Due casi quelli indicati dagli investigatori: nel 2018 e nel 2020, ai danni di un detenuto italiano e di uno marocchino. Percosse e intimidazioni che si sarebbero consumate negli uffici di un’ispettrice. Costole rotte e difficoltà respiratorie per uno, timpano perforato per l’altro: questo sarebbe il bilancio.

“Bisogna attendere le verifiche che la magistratura ha in corso – ha detto Giuseppe Fanfani, garante regionale dei detenuti -, ma ove i fatti contestati fossero veri, sarebbero gravissimi ed inammissibili in un paese civile. Ove verificati, si tratterebbe di episodi da considerare sulla stessa linea di quelli gravissimi che hanno portato nel novembre scorso al rinvio a giudizio di agenti di polizia penitenziaria da parte del tribunale di Siena”.

“Il rapporto con i detenuti – ha continuato Fanfani – deve essere gestito con grande prudenza istituzionale e sociale, trattandosi di persone private della libertà, soggette alla autorità altrui, prive di mezzi di difesa, e come tali deboli. Questa loro posizione di soggezione, deve imporre rispetto, e rende intollerabile qualsiasi atto che, trasmodando dal ruolo proprio della polizia penitenziaria trascenda in violenza, soprattutto se gratuita. Bisogna rendersi conto che serve un salto culturale importante che porti a considerare il detenuto non come un soggetto a cui deve farsi espiare una pena, il che porta alla coercizione anche violenta, quanto una persona che ha errato e che deve essere indirizzata in un processo di recupero e reinserimento nella società civile, il che comporta rispetto ed aiuto”.

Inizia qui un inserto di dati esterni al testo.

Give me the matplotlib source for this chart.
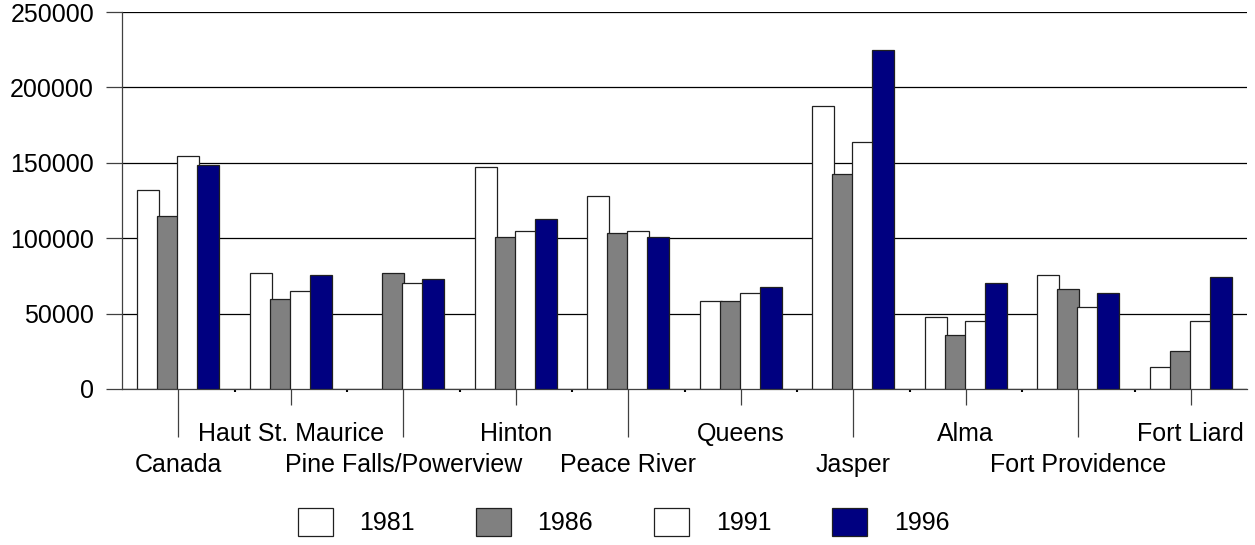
import numpy as np
import matplotlib.pyplot as plt

plt.rcParams['font.family'] = ['Liberation Sans', 'DejaVu Sans']

places = ['Canada', 'Haut St. Maurice', 'Pine Falls/Powerview', 'Hinton', 'Peace River',
          'Queens', 'Jasper', 'Alma', 'Fort Providence', 'Fort Liard']
years = ['1981', '1986', '1991', '1996']

# one list per census year, same order as places (nan = no figure)
v1981 = [132000, 76700, np.nan, 147000, 128200, 58100, 187700, 47500, 75600, 14400]
v1986 = [115000, 59500, 76700, 100600, 103200, 58100, 142800, 35800, 66100, 25200]
v1991 = [154700, 65000, 70100, 104600, 104600, 63700, 163800, 45100, 54100, 45100]
v1996 = [148500, 75400, 72700, 112500, 100500, 67600, 224600, 70100, 63700, 74100]
series = [v1981, v1986, v1991, v1996]

colors = ['white', '#808080', 'white', '#000080']
edge = '#202020'
axis_col = '#404040'
FS = 18

fig = plt.figure(figsize=(12.55, 5.45), dpi=100)
ax = fig.add_axes([122 / 1255, 1 - 389 / 545, 1125 / 1255, 377 / 545])

x = np.arange(len(places))
step = 0.178
width = 0.195
for i, (vals, col, yr) in enumerate(zip(series, colors, years)):
    ax.bar(x + (i - 1.5) * step, vals, width=width, color=col, edgecolor=edge,
           linewidth=0.9, label=yr, zorder=2 + i)

ax.set_xlim(-0.5, len(places) - 0.5)
ax.set_ylim(0, 250000)
ax.set_yticks(np.arange(0, 250001, 50000))
ax.yaxis.grid(True, color='black', linewidth=0.9)
ax.set_axisbelow(True)

for s in ['top', 'right']:
    ax.spines[s].set_visible(False)
for s in ['left', 'bottom']:
    ax.spines[s].set_color(axis_col)
    ax.spines[s].set_linewidth(0.9)

ax.tick_params(axis='y', length=11.5, pad=8.6, width=0.9, color=axis_col, labelsize=FS)

# staggered category labels: even ones on the lower row with long leader ticks
ax.set_xticks(x[::2], places[::2])
ax.set_xticks(x[1::2], places[1::2], minor=True)
ax.tick_params(axis='x', which='major', length=34.6, pad=11.4, width=0.9, color=axis_col,
               labelsize=FS)
ax.tick_params(axis='x', which='minor', length=11.5, pad=12.3, width=0.9, color=axis_col,
               labelsize=FS)

# little marks between the groups
sec = ax.secondary_xaxis('bottom')
sec.set_xticks(np.arange(0.5, len(places) - 0.5, 1))
sec.tick_params(length=2, width=1.5, color='black', labelbottom=False)
sec.spines['bottom'].set_visible(False)

fig.legend(loc='center', bbox_to_anchor=(0.497, 1 - 522 / 545), ncol=4, frameon=False,
           fontsize=FS, handlelength=1.4, handleheight=1.36, handletextpad=1.05,
           columnspacing=2.45)

fig.savefig('out.png', dpi=100)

“Mi hanno profondamente colpito le notizie che arrivano da Sollicciano – ha detto il presidente del consiglio regionale Antonio Mazzeo -, se tutto ciò fosse confermato sarebbe gravissimo, per cui mi confronterò anche con il Garante della Regione Toscana per i Detenuti, l’avvocato Fanfani, e nei prossimi giorni mi recherò nel carcere fiorentino per rendermi conto di persona della situazione. Avevo già visitato durante le festività natalizie il carcere Don Bosco di Pisa e andrò via via in tutte le Case Circondariali della Toscana perché ritengo che la politica e le istituzioni debbano essere presenti ovunque, soprattutto dove ci sono problemi da risolvere. Per questo ora penso che sia necessario che il Consiglio regionale sia a Sollicciano per capire come sia potuta accadere una situazione così grave”.

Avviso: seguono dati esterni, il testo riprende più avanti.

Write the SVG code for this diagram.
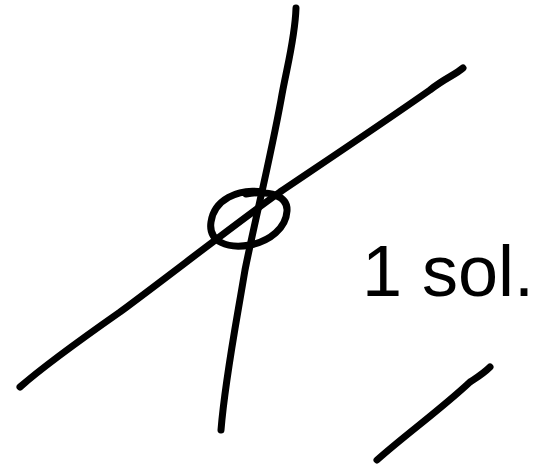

“Se l’ipotesi investigativa venisse confermata – ha aggiunto l’assessore regionale alle politiche sociali Serena Spinelli – si tratterebbe di fatti assolutamente inaccettabili che condanniamo con la massima fermezza. La Regione Toscana seguirà con attenzione i prossimi sviluppi giudiziari e, per quanto di nostra competenza, ci impegneremo affinché le carceri toscane garantiscano una detenzione dignitosa e la riabilitazione dei detenuti, nel rispetto della Costituzione e delle norme vigenti che prevedono il recupero della persona e non la mera detenzione punitiva. Le carceri non devono essere mai luoghi di violenza e sopraffazione”.

L’assessora ha ricordato anche come le condizioni carcerarie nel nostro paese siano difficili: “Abbiamo istituti fatiscenti – ha detto -, il sovraffollamento è divenuto ormai la norma e le misure alternative rischiano troppo spesso di restare sulla carta. Desidero inoltre evitare ogni possibile generalizzazione, sappiamo che la maggioranza delle guardie penitenziarie svolge correttamente il proprio lavoro, in condizioni purtroppo dure e con stipendi non adeguati”.